Set problem –
Work out the number of lines with the word "React" in the material below, then reply with that number only.

Dataset content –

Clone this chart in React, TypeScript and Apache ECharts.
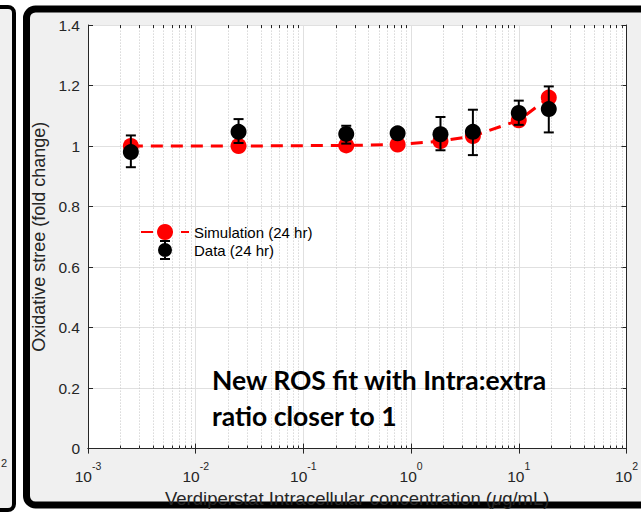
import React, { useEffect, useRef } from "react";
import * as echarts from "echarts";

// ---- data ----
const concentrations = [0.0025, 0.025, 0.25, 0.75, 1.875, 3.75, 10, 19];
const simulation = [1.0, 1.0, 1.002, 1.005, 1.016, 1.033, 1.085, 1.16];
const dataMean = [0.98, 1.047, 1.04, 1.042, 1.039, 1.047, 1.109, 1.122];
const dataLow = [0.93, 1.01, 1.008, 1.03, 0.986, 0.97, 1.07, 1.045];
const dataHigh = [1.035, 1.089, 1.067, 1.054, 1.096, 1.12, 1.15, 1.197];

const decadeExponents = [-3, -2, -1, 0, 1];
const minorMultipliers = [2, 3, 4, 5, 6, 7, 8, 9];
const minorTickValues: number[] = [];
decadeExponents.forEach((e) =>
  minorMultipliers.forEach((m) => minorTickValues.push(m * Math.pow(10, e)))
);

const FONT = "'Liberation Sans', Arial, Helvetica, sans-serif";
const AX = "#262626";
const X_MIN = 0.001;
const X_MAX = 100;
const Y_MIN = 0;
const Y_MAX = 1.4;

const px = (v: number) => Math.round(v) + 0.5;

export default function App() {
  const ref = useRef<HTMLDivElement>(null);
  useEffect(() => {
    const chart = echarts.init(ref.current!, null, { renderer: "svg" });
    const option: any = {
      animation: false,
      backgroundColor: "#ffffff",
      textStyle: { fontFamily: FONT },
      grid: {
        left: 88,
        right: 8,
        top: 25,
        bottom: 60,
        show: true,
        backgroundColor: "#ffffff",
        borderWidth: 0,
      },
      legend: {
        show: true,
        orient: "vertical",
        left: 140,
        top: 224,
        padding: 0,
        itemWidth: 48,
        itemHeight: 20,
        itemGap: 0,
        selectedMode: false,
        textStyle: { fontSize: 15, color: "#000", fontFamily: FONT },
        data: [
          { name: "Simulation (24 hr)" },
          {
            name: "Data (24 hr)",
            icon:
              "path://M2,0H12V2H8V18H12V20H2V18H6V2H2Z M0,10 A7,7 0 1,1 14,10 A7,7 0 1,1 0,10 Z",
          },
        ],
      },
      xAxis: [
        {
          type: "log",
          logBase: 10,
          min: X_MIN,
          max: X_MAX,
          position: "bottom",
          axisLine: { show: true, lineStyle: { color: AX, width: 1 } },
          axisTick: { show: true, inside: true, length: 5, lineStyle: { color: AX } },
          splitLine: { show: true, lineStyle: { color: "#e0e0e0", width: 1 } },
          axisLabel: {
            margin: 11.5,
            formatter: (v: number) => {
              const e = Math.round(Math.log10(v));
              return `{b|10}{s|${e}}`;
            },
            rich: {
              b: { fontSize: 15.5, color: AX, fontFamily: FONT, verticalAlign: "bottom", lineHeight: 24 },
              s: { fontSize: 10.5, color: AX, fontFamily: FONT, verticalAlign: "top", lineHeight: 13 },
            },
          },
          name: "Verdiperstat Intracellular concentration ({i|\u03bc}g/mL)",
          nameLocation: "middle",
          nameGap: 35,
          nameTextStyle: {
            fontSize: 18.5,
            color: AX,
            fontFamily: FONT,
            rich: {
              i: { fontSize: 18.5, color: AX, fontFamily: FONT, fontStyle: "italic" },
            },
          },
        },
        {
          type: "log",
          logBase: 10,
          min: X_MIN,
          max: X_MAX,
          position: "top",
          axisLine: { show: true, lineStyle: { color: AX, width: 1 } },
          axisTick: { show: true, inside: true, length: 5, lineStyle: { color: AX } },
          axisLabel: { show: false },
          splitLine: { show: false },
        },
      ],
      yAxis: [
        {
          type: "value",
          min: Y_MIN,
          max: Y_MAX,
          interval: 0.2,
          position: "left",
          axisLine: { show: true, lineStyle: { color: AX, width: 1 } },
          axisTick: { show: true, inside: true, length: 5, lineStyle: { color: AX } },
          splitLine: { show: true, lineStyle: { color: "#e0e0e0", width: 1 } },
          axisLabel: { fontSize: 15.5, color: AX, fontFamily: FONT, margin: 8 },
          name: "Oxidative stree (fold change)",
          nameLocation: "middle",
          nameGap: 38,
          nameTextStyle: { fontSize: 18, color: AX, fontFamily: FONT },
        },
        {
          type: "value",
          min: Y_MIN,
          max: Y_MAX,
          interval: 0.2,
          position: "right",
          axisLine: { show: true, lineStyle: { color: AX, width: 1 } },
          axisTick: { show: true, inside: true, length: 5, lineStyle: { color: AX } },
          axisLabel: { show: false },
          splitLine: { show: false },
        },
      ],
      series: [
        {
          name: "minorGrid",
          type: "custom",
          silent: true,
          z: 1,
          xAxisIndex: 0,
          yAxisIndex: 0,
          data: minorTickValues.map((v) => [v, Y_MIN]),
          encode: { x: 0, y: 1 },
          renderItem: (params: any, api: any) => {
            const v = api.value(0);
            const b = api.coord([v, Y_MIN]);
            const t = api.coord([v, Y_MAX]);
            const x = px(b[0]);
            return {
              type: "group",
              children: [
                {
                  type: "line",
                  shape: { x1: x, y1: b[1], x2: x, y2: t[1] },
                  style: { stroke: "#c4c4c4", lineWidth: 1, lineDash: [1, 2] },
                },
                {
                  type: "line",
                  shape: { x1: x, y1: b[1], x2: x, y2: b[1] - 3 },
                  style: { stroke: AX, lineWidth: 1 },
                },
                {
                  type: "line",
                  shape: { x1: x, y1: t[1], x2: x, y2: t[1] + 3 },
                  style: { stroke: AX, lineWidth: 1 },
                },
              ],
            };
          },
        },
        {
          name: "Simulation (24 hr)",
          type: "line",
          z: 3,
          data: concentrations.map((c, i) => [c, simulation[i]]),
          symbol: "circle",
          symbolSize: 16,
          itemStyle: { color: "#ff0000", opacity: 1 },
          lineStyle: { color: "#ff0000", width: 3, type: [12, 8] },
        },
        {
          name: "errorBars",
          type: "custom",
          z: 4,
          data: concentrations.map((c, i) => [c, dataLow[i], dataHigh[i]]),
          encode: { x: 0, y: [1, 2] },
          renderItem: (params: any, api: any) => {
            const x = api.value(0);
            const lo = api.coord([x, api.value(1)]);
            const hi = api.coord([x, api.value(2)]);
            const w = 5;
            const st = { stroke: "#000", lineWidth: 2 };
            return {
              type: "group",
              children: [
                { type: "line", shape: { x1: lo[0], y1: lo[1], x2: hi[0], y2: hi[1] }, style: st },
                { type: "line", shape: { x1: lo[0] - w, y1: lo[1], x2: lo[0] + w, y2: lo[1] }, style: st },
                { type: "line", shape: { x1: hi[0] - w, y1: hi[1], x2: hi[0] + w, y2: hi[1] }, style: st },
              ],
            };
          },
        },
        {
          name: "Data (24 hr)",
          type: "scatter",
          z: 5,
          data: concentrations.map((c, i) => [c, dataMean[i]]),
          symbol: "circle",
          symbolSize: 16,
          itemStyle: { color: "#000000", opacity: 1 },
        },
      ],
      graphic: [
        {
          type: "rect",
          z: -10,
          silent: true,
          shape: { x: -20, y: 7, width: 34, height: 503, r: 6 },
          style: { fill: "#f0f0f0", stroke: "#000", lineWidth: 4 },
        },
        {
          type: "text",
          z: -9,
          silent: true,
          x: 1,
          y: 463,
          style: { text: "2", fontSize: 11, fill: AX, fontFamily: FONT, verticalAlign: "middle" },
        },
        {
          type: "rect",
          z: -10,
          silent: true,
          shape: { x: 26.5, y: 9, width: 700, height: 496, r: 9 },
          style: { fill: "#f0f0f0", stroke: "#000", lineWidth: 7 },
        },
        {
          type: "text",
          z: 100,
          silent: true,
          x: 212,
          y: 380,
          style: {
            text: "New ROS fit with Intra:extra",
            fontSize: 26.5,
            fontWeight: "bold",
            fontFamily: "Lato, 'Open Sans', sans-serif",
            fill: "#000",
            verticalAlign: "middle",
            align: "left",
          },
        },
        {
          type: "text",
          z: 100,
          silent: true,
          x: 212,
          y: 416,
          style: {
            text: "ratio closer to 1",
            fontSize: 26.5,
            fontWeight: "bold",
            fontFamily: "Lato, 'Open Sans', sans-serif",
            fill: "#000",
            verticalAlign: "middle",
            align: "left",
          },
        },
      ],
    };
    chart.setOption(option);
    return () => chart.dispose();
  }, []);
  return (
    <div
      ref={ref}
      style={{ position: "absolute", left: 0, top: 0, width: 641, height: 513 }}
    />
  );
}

Written answer –
2